## [Task requirements]
Repeat what the lines below say, word for word, and skip every image.

====== Dataset extract

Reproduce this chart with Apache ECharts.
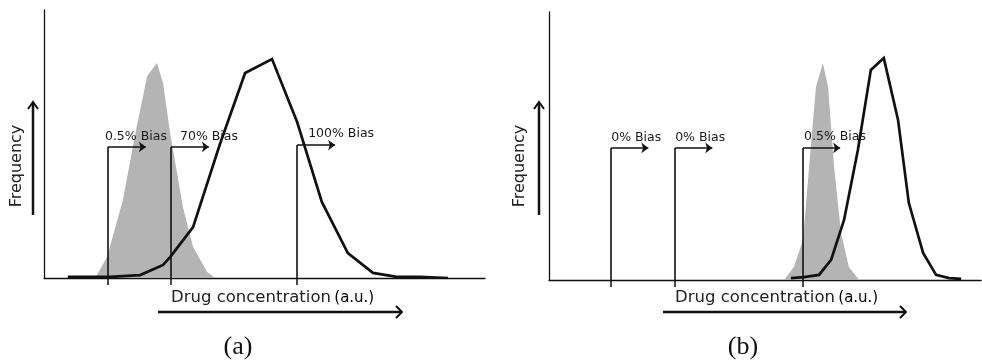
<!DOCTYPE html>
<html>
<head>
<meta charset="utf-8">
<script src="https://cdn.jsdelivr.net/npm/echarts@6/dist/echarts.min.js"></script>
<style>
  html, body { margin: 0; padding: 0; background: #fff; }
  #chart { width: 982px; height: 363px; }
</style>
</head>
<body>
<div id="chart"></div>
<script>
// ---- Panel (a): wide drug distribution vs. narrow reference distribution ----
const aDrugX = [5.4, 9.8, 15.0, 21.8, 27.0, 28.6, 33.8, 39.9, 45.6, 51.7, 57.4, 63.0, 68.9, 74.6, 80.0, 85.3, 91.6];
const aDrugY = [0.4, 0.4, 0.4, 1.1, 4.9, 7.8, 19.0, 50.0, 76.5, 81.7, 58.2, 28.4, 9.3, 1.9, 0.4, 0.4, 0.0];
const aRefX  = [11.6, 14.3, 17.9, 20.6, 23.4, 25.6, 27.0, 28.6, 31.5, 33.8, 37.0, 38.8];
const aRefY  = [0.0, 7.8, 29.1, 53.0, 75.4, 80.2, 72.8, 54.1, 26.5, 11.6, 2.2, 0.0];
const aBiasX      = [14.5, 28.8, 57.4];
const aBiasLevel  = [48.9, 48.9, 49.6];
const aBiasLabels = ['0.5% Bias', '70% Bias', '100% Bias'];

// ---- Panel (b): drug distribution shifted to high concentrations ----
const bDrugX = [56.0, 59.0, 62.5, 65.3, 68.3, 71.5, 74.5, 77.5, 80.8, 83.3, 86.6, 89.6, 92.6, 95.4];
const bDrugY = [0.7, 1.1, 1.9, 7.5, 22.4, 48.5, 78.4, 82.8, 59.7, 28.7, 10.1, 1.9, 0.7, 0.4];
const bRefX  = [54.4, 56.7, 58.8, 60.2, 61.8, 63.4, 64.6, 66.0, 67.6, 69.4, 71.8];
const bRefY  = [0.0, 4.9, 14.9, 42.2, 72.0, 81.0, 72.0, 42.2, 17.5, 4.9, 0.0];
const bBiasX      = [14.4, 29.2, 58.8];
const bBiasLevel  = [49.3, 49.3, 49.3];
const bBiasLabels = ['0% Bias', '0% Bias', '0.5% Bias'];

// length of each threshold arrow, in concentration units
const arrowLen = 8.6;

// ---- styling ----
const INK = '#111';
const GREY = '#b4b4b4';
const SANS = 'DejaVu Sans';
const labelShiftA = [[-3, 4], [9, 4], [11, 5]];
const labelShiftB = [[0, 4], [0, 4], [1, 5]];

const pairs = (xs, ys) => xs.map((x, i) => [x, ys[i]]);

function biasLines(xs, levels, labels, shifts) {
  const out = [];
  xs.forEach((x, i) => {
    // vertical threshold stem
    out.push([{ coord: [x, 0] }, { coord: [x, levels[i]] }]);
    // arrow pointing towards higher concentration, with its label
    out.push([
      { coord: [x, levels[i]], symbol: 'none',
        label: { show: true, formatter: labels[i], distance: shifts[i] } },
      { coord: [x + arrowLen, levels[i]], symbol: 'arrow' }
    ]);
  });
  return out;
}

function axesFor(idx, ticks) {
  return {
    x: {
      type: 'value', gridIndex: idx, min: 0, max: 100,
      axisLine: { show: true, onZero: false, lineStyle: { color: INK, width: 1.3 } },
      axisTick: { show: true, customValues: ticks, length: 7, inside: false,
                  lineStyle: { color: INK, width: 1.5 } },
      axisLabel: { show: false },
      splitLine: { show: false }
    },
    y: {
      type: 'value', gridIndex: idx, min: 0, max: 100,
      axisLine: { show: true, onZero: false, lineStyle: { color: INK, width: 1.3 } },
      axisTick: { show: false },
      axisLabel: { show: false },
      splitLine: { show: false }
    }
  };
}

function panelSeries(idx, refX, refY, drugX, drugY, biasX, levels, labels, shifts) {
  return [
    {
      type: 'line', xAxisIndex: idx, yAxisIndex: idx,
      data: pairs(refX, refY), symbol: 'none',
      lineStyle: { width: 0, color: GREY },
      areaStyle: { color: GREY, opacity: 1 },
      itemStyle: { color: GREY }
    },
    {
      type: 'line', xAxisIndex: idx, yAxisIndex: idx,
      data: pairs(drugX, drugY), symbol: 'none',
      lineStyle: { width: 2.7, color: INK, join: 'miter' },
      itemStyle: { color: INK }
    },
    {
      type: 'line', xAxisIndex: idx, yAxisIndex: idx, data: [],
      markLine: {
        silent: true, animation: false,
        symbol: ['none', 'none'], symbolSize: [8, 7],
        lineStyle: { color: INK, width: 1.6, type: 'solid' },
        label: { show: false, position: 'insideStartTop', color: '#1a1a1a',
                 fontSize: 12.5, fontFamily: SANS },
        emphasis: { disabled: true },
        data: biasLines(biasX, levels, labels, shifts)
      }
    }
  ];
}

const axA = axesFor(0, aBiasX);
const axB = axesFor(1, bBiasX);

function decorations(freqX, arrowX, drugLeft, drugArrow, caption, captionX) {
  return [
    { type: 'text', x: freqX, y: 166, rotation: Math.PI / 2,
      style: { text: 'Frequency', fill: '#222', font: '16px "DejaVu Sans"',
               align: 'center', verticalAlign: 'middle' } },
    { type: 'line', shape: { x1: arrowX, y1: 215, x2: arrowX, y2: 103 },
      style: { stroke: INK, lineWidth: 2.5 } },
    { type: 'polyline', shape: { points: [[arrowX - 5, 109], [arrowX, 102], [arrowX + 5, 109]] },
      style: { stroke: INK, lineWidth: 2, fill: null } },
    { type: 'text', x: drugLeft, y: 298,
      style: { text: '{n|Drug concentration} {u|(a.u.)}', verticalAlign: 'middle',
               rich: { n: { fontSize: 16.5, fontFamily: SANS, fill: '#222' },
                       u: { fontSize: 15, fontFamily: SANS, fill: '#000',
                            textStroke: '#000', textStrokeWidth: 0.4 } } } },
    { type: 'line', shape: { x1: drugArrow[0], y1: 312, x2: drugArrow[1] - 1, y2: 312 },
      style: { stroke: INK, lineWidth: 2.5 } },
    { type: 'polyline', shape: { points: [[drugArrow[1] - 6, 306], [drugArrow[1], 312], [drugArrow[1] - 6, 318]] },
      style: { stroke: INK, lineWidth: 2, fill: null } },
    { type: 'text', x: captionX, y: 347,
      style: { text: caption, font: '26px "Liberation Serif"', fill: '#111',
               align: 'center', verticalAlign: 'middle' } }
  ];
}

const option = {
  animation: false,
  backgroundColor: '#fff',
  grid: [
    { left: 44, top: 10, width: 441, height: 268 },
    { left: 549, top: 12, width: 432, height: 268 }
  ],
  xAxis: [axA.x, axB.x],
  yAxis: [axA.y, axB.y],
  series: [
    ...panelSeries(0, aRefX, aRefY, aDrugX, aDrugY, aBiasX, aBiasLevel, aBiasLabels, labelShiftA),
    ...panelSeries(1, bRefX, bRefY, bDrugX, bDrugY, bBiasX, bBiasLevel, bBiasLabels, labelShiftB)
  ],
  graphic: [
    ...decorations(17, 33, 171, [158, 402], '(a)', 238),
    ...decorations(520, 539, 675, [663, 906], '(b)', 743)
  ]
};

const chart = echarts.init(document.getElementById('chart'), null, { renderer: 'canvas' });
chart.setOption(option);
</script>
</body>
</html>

============

## [Response to this task]
Reproduce this chart with Apache ECharts.
<!DOCTYPE html>
<html>
<head>
<meta charset="utf-8">
<script src="https://cdn.jsdelivr.net/npm/echarts@6/dist/echarts.min.js"></script>
<style>
  html, body { margin: 0; padding: 0; background: #fff; }
  #chart { width: 982px; height: 363px; }
</style>
</head>
<body>
<div id="chart"></div>
<script>
// ---- Panel (a): wide drug distribution vs. narrow reference distribution ----
const aDrugX = [5.4, 9.8, 15.0, 21.8, 27.0, 28.6, 33.8, 39.9, 45.6, 51.7, 57.4, 63.0, 68.9, 74.6, 80.0, 85.3, 91.6];
const aDrugY = [0.4, 0.4, 0.4, 1.1, 4.9, 7.8, 19.0, 50.0, 76.5, 81.7, 58.2, 28.4, 9.3, 1.9, 0.4, 0.4, 0.0];
const aRefX  = [11.6, 14.3, 17.9, 20.6, 23.4, 25.6, 27.0, 28.6, 31.5, 33.8, 37.0, 38.8];
const aRefY  = [0.0, 7.8, 29.1, 53.0, 75.4, 80.2, 72.8, 54.1, 26.5, 11.6, 2.2, 0.0];
const aBiasX      = [14.5, 28.8, 57.4];
const aBiasLevel  = [48.9, 48.9, 49.6];
const aBiasLabels = ['0.5% Bias', '70% Bias', '100% Bias'];

// ---- Panel (b): drug distribution shifted to high concentrations ----
const bDrugX = [56.0, 59.0, 62.5, 65.3, 68.3, 71.5, 74.5, 77.5, 80.8, 83.3, 86.6, 89.6, 92.6, 95.4];
const bDrugY = [0.7, 1.1, 1.9, 7.5, 22.4, 48.5, 78.4, 82.8, 59.7, 28.7, 10.1, 1.9, 0.7, 0.4];
const bRefX  = [54.4, 56.7, 58.8, 60.2, 61.8, 63.4, 64.6, 66.0, 67.6, 69.4, 71.8];
const bRefY  = [0.0, 4.9, 14.9, 42.2, 72.0, 81.0, 72.0, 42.2, 17.5, 4.9, 0.0];
const bBiasX      = [14.4, 29.2, 58.8];
const bBiasLevel  = [49.3, 49.3, 49.3];
const bBiasLabels = ['0% Bias', '0% Bias', '0.5% Bias'];

// length of each threshold arrow, in concentration units
const arrowLen = 8.6;

// ---- styling ----
const INK = '#111';
const GREY = '#b4b4b4';
const SANS = 'DejaVu Sans';
const labelShiftA = [[-3, 4], [9, 4], [11, 5]];
const labelShiftB = [[0, 4], [0, 4], [1, 5]];

const pairs = (xs, ys) => xs.map((x, i) => [x, ys[i]]);

function biasLines(xs, levels, labels, shifts) {
  const out = [];
  xs.forEach((x, i) => {
    // vertical threshold stem
    out.push([{ coord: [x, 0] }, { coord: [x, levels[i]] }]);
    // arrow pointing towards higher concentration, with its label
    out.push([
      { coord: [x, levels[i]], symbol: 'none',
        label: { show: true, formatter: labels[i], distance: shifts[i] } },
      { coord: [x + arrowLen, levels[i]], symbol: 'arrow' }
    ]);
  });
  return out;
}

function axesFor(idx, ticks) {
  return {
    x: {
      type: 'value', gridIndex: idx, min: 0, max: 100,
      axisLine: { show: true, onZero: false, lineStyle: { color: INK, width: 1.3 } },
      axisTick: { show: true, customValues: ticks, length: 7, inside: false,
                  lineStyle: { color: INK, width: 1.5 } },
      axisLabel: { show: false },
      splitLine: { show: false }
    },
    y: {
      type: 'value', gridIndex: idx, min: 0, max: 100,
      axisLine: { show: true, onZero: false, lineStyle: { color: INK, width: 1.3 } },
      axisTick: { show: false },
      axisLabel: { show: false },
      splitLine: { show: false }
    }
  };
}

function panelSeries(idx, refX, refY, drugX, drugY, biasX, levels, labels, shifts) {
  return [
    {
      type: 'line', xAxisIndex: idx, yAxisIndex: idx,
      data: pairs(refX, refY), symbol: 'none',
      lineStyle: { width: 0, color: GREY },
      areaStyle: { color: GREY, opacity: 1 },
      itemStyle: { color: GREY }
    },
    {
      type: 'line', xAxisIndex: idx, yAxisIndex: idx,
      data: pairs(drugX, drugY), symbol: 'none',
      lineStyle: { width: 2.7, color: INK, join: 'miter' },
      itemStyle: { color: INK }
    },
    {
      type: 'line', xAxisIndex: idx, yAxisIndex: idx, data: [],
      markLine: {
        silent: true, animation: false,
        symbol: ['none', 'none'], symbolSize: [8, 7],
        lineStyle: { color: INK, width: 1.6, type: 'solid' },
        label: { show: false, position: 'insideStartTop', color: '#1a1a1a',
                 fontSize: 12.5, fontFamily: SANS },
        emphasis: { disabled: true },
        data: biasLines(biasX, levels, labels, shifts)
      }
    }
  ];
}

const axA = axesFor(0, aBiasX);
const axB = axesFor(1, bBiasX);

function decorations(freqX, arrowX, drugLeft, drugArrow, caption, captionX) {
  return [
    { type: 'text', x: freqX, y: 166, rotation: Math.PI / 2,
      style: { text: 'Frequency', fill: '#222', font: '16px "DejaVu Sans"',
               align: 'center', verticalAlign: 'middle' } },
    { type: 'line', shape: { x1: arrowX, y1: 215, x2: arrowX, y2: 103 },
      style: { stroke: INK, lineWidth: 2.5 } },
    { type: 'polyline', shape: { points: [[arrowX - 5, 109], [arrowX, 102], [arrowX + 5, 109]] },
      style: { stroke: INK, lineWidth: 2, fill: null } },
    { type: 'text', x: drugLeft, y: 298,
      style: { text: '{n|Drug concentration} {u|(a.u.)}', verticalAlign: 'middle',
               rich: { n: { fontSize: 16.5, fontFamily: SANS, fill: '#222' },
                       u: { fontSize: 15, fontFamily: SANS, fill: '#000',
                            textStroke: '#000', textStrokeWidth: 0.4 } } } },
    { type: 'line', shape: { x1: drugArrow[0], y1: 312, x2: drugArrow[1] - 1, y2: 312 },
      style: { stroke: INK, lineWidth: 2.5 } },
    { type: 'polyline', shape: { points: [[drugArrow[1] - 6, 306], [drugArrow[1], 312], [drugArrow[1] - 6, 318]] },
      style: { stroke: INK, lineWidth: 2, fill: null } },
    { type: 'text', x: captionX, y: 347,
      style: { text: caption, font: '26px "Liberation Serif"', fill: '#111',
               align: 'center', verticalAlign: 'middle' } }
  ];
}

const option = {
  animation: false,
  backgroundColor: '#fff',
  grid: [
    { left: 44, top: 10, width: 441, height: 268 },
    { left: 549, top: 12, width: 432, height: 268 }
  ],
  xAxis: [axA.x, axB.x],
  yAxis: [axA.y, axB.y],
  series: [
    ...panelSeries(0, aRefX, aRefY, aDrugX, aDrugY, aBiasX, aBiasLevel, aBiasLabels, labelShiftA),
    ...panelSeries(1, bRefX, bRefY, bDrugX, bDrugY, bBiasX, bBiasLevel, bBiasLabels, labelShiftB)
  ],
  graphic: [
    ...decorations(17, 33, 171, [158, 402], '(a)', 238),
    ...decorations(520, 539, 675, [663, 906], '(b)', 743)
  ]
};

const chart = echarts.init(document.getElementById('chart'), null, { renderer: 'canvas' });
chart.setOption(option);
</script>
</body>
</html>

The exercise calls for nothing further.